Material supplied:
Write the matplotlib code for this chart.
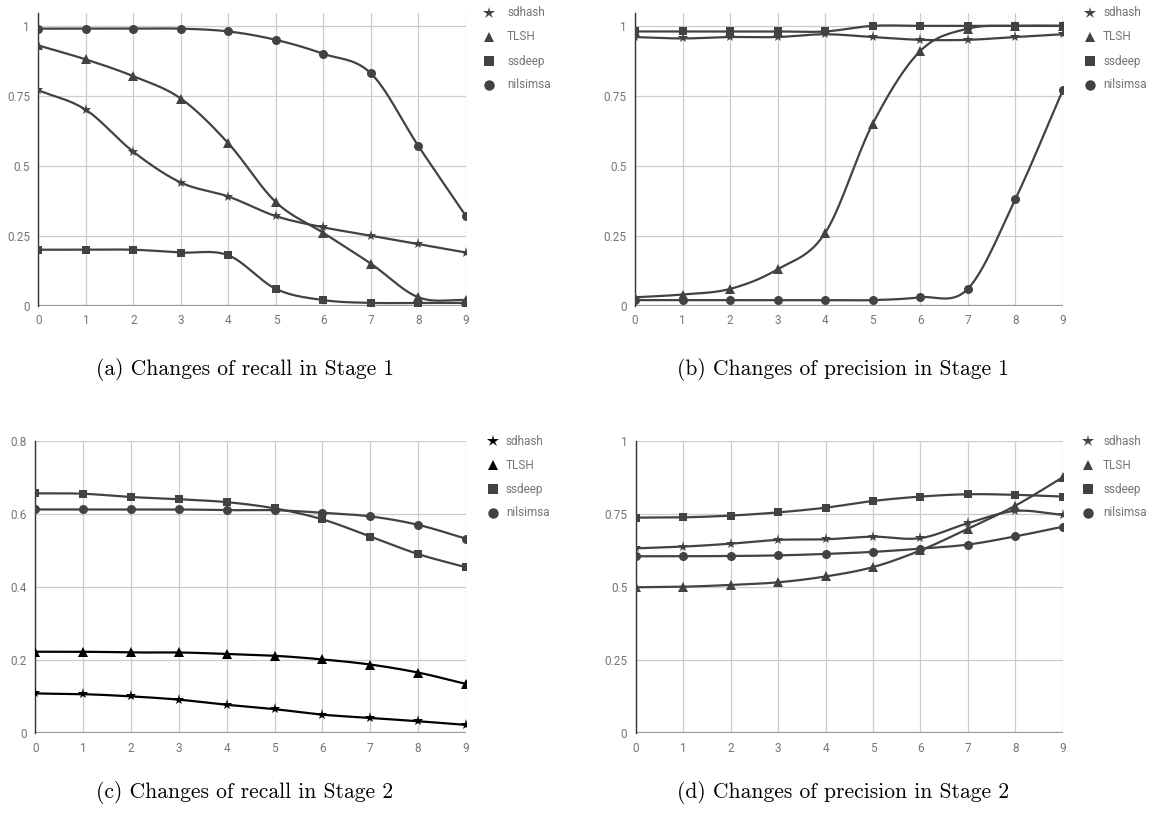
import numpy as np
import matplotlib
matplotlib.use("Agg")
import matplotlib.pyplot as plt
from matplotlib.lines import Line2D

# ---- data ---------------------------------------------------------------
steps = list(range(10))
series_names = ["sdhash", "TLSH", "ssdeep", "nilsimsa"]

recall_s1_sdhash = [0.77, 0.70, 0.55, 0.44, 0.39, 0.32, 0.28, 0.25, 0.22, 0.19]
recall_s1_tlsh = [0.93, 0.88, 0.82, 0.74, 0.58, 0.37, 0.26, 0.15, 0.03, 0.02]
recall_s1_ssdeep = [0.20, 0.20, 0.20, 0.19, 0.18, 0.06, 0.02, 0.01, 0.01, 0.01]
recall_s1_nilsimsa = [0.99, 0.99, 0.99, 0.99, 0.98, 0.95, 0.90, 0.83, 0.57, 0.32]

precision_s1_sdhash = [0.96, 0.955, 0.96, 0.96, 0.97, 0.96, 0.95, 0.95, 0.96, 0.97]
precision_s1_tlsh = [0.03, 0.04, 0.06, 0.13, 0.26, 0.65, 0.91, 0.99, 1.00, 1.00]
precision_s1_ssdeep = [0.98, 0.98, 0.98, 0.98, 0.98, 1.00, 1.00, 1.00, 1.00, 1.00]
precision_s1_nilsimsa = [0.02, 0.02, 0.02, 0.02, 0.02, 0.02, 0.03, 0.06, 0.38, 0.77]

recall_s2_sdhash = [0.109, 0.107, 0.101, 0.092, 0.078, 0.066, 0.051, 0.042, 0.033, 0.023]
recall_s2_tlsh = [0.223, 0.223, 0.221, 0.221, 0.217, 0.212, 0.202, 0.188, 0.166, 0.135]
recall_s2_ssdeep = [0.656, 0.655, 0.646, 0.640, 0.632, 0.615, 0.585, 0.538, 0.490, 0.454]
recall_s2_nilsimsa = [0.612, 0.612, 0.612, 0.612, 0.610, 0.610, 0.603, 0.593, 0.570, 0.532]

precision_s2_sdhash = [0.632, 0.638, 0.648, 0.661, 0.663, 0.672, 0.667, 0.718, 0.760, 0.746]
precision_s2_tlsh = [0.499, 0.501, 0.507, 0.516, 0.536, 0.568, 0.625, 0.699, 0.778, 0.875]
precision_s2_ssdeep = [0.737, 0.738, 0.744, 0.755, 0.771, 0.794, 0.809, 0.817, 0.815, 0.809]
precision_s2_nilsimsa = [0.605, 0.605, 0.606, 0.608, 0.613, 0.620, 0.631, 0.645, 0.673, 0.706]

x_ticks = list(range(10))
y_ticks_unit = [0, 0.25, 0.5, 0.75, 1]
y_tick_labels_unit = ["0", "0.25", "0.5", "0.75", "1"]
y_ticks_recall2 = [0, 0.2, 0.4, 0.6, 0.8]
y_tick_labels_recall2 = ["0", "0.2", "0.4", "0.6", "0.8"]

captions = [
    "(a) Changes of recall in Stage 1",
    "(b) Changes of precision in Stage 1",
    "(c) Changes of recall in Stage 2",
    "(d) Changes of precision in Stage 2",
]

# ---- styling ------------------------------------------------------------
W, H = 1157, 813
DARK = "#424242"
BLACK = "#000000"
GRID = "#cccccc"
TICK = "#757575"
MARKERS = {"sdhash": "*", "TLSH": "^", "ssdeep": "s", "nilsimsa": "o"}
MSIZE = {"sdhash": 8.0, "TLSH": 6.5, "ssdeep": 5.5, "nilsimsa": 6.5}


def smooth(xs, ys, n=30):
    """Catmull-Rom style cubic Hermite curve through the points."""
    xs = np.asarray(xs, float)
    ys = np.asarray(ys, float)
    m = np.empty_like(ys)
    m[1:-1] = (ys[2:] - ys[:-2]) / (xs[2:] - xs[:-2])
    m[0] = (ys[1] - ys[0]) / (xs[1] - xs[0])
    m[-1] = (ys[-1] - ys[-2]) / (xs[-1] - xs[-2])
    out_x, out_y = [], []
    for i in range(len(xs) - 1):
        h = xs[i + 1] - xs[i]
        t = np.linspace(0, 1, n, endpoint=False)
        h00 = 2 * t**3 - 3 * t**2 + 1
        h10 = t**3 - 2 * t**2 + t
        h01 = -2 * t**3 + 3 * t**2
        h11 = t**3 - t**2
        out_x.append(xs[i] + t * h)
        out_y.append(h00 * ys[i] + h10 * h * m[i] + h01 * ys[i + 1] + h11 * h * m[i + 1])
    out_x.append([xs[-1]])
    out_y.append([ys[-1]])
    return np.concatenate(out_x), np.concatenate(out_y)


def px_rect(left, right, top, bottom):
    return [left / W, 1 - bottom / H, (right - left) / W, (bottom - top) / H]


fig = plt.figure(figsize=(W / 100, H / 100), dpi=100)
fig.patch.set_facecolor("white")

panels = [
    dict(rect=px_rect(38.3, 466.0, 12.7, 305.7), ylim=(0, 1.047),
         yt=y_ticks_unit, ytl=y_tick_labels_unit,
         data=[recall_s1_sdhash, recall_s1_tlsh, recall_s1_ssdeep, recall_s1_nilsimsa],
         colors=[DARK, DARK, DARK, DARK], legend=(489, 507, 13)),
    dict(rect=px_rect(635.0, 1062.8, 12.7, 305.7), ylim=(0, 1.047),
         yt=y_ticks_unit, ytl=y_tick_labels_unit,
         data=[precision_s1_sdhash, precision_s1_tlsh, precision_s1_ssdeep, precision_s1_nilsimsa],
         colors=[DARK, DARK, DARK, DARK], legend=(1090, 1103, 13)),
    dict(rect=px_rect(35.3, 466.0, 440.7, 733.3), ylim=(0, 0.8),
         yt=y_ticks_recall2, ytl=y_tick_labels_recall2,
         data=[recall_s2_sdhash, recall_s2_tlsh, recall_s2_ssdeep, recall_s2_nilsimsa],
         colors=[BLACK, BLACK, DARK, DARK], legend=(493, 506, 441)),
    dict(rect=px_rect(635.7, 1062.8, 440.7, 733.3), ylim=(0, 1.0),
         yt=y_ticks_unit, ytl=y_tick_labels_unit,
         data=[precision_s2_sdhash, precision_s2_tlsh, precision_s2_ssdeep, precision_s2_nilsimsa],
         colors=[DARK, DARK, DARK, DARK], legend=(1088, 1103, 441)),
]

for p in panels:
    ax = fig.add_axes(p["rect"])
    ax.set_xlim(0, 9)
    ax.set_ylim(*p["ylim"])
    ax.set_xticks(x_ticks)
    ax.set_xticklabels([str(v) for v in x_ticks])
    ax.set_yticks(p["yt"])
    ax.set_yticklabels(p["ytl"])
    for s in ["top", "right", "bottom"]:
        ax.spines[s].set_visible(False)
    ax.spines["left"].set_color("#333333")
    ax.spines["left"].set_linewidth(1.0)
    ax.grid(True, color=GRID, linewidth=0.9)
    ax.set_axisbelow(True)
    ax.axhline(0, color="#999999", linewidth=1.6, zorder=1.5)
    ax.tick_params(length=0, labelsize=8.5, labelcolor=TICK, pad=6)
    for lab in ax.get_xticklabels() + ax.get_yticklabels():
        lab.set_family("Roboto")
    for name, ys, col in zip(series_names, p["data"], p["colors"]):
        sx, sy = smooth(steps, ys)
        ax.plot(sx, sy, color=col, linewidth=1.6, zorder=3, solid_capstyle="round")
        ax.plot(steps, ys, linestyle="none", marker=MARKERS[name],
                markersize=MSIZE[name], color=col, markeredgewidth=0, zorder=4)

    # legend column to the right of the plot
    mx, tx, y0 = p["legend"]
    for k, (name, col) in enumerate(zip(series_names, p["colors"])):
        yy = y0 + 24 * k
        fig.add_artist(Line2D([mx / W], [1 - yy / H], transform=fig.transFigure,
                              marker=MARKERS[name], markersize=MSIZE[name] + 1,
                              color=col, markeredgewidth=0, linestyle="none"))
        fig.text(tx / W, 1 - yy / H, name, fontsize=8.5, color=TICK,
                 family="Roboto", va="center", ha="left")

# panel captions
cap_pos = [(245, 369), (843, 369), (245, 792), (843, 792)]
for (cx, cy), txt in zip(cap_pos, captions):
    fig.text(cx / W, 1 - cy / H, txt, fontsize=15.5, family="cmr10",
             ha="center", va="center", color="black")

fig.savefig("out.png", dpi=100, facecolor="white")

---

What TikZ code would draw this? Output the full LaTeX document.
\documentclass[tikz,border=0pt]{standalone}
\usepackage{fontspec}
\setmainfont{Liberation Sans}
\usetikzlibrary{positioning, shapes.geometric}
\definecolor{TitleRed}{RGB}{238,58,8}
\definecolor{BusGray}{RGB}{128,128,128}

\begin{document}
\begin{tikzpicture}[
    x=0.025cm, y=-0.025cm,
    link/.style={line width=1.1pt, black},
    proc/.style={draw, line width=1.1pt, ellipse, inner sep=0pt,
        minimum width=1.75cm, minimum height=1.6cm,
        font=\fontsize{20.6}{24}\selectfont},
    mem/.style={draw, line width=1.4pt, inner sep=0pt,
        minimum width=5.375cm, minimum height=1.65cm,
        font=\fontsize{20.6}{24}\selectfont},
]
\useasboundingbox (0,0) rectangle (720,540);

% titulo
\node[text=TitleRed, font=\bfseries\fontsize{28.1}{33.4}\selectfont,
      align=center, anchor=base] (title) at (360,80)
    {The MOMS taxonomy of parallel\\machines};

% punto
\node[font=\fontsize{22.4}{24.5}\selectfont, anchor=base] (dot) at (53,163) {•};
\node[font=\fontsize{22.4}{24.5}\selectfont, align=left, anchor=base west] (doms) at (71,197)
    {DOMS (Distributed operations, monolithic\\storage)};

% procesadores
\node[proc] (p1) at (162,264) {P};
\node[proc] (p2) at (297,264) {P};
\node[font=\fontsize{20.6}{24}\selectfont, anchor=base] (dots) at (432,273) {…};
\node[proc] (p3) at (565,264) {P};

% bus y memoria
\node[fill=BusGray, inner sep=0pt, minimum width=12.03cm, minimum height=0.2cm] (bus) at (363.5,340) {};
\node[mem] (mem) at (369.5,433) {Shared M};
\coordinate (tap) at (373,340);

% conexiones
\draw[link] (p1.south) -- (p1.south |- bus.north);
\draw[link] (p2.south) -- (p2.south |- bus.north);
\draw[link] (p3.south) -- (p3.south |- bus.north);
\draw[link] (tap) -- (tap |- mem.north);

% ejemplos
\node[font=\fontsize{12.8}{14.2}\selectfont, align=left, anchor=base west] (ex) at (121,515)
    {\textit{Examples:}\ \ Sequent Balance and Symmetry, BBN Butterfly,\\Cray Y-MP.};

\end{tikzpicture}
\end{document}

--

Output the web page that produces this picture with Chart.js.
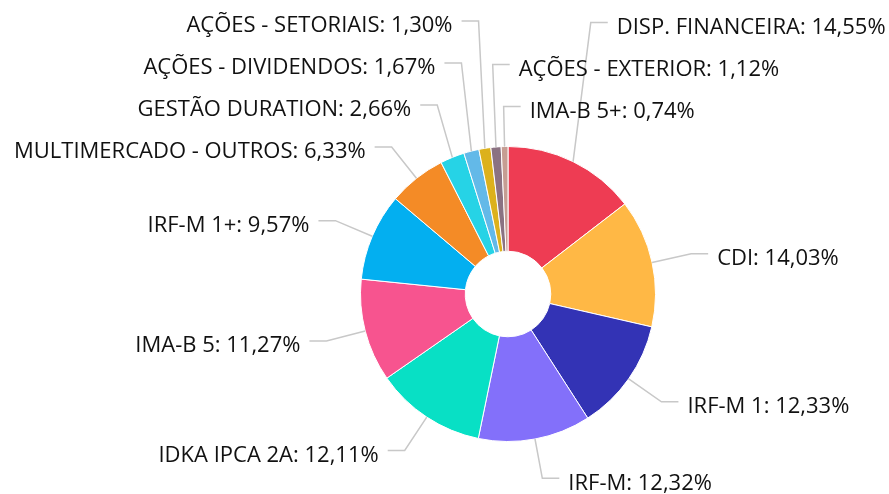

Task requirements:
Copy the part that starts at the line with "Write the matplotlib code for this chart." and finishes at the line with "from matplotlib.lines import Line2D", both included, and nothing more. Pictures are left out.

Output:
Write the matplotlib code for this chart.
import numpy as np
import matplotlib
matplotlib.use("Agg")
import matplotlib.pyplot as plt
from matplotlib.lines import Line2D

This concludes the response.